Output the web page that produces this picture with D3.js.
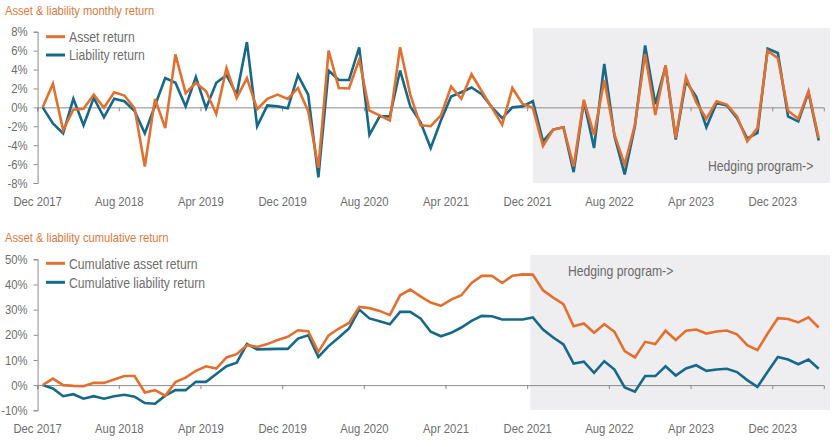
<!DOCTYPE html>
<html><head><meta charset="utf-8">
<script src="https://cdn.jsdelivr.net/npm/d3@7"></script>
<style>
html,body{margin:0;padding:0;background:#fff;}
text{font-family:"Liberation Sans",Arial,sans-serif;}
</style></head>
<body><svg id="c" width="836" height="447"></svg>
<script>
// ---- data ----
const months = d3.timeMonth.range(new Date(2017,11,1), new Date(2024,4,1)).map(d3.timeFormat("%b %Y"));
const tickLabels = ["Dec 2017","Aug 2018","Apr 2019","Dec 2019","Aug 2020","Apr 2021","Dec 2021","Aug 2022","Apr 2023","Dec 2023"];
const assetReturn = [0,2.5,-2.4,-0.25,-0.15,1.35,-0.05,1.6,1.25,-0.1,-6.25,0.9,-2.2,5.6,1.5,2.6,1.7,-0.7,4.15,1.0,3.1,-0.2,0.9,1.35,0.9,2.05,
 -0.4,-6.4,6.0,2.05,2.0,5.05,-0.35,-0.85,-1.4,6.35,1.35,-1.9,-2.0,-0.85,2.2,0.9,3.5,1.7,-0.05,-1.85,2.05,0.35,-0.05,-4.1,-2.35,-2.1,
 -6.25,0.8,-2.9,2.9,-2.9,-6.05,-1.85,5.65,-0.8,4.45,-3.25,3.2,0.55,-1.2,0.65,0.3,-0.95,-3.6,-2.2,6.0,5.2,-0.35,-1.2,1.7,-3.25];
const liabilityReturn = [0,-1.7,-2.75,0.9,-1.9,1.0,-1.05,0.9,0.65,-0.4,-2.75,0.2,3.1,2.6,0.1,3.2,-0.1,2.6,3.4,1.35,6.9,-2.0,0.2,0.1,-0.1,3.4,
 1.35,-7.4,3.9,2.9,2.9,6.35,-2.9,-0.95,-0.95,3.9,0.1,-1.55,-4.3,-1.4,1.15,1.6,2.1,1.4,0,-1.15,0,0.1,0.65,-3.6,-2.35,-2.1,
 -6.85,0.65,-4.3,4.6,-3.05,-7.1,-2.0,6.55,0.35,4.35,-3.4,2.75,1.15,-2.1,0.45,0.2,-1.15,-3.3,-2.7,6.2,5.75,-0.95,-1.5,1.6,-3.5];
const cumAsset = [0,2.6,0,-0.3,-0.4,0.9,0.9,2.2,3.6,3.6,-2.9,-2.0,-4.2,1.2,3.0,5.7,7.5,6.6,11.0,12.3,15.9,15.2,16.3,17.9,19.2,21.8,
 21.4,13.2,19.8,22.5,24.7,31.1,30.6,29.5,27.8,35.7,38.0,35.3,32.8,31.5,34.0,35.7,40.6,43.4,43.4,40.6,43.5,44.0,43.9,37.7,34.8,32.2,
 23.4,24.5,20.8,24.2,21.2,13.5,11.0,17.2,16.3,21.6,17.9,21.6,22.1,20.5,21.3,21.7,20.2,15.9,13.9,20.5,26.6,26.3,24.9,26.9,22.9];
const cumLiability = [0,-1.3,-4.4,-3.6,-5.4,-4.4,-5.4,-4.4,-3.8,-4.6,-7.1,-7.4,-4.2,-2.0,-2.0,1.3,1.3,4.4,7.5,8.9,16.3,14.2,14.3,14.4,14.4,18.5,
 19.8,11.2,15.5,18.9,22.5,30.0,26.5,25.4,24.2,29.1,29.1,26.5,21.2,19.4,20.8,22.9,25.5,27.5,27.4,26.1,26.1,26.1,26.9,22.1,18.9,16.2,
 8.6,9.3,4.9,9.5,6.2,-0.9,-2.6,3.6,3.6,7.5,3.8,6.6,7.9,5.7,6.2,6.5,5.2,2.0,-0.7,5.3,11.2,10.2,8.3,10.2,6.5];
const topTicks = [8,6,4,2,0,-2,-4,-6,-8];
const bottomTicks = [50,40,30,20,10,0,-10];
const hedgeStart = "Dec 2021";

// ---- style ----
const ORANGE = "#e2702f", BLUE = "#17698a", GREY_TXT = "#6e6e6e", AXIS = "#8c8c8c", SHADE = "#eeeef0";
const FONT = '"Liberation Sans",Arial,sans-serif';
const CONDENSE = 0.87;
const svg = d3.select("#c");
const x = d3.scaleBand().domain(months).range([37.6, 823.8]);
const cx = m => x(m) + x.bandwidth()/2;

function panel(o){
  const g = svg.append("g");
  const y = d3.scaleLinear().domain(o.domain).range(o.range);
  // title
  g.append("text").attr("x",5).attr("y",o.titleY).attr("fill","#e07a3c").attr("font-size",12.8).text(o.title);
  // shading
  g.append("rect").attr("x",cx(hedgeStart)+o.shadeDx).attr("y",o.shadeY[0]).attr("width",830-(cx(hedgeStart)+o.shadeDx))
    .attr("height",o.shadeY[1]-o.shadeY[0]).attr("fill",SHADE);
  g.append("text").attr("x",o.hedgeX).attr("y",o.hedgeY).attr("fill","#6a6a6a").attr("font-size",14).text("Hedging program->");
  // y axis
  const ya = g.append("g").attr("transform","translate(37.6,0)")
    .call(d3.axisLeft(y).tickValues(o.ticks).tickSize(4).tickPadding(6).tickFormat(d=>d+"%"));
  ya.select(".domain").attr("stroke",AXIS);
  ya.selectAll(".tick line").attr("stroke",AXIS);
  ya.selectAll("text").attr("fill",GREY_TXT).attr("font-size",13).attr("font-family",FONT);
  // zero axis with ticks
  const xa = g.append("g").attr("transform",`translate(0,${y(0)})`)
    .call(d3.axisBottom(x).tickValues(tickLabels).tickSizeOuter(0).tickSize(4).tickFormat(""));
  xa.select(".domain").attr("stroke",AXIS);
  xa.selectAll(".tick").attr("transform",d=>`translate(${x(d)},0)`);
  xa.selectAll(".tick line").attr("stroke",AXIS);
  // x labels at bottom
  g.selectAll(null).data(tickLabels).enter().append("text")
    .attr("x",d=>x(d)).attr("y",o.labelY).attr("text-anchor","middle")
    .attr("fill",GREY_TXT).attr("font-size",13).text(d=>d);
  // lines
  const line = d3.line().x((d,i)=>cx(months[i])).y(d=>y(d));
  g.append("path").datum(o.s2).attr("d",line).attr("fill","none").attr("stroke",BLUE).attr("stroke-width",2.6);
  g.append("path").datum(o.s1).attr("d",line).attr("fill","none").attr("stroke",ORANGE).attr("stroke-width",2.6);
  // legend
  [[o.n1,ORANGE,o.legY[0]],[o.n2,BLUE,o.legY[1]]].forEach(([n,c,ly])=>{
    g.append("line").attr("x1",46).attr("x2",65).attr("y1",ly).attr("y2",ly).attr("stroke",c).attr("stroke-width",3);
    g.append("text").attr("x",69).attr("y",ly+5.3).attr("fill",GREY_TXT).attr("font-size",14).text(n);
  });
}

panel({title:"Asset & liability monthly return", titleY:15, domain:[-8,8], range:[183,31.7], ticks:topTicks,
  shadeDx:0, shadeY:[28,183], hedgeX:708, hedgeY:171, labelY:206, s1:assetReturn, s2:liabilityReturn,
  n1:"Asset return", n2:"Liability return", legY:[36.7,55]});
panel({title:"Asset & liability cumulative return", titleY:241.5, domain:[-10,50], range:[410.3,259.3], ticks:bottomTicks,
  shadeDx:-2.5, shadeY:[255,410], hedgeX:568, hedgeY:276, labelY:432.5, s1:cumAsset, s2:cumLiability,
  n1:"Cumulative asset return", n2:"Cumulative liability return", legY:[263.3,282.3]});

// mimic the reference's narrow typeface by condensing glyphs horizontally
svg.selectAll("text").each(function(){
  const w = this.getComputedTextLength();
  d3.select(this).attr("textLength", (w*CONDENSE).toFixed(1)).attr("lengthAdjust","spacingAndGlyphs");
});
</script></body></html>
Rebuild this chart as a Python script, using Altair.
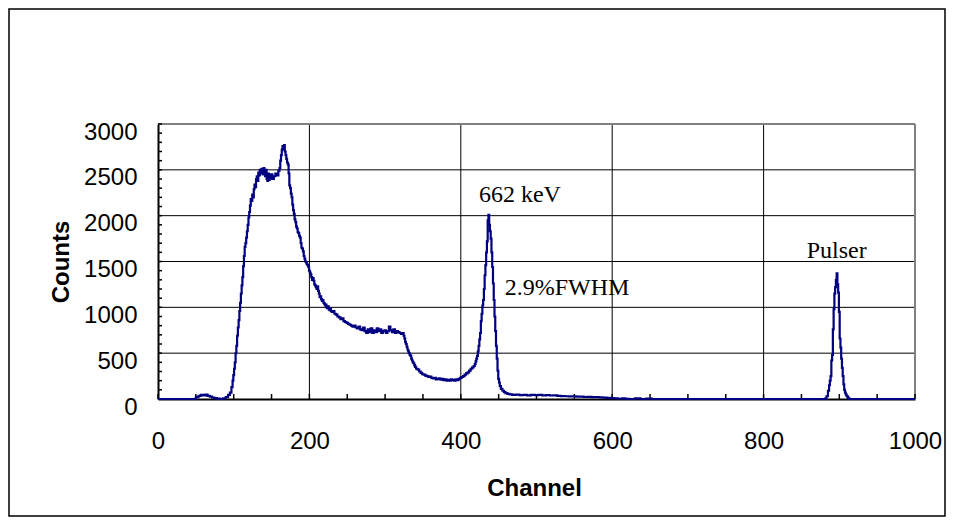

================

_WORK TO DO:_ Identify the lines of the data that contain the word "this". Copy each of them.

_THE SOLUTION:_
Output the web page that produces this picture with D3.js.
  const w = this.getComputedTextLength();
  d3.select(this).attr("textLength", (w*CONDENSE).toFixed(1)).attr("lengthAdjust","spacingAndGlyphs");
Rebuild this chart as a Python script, using Altair.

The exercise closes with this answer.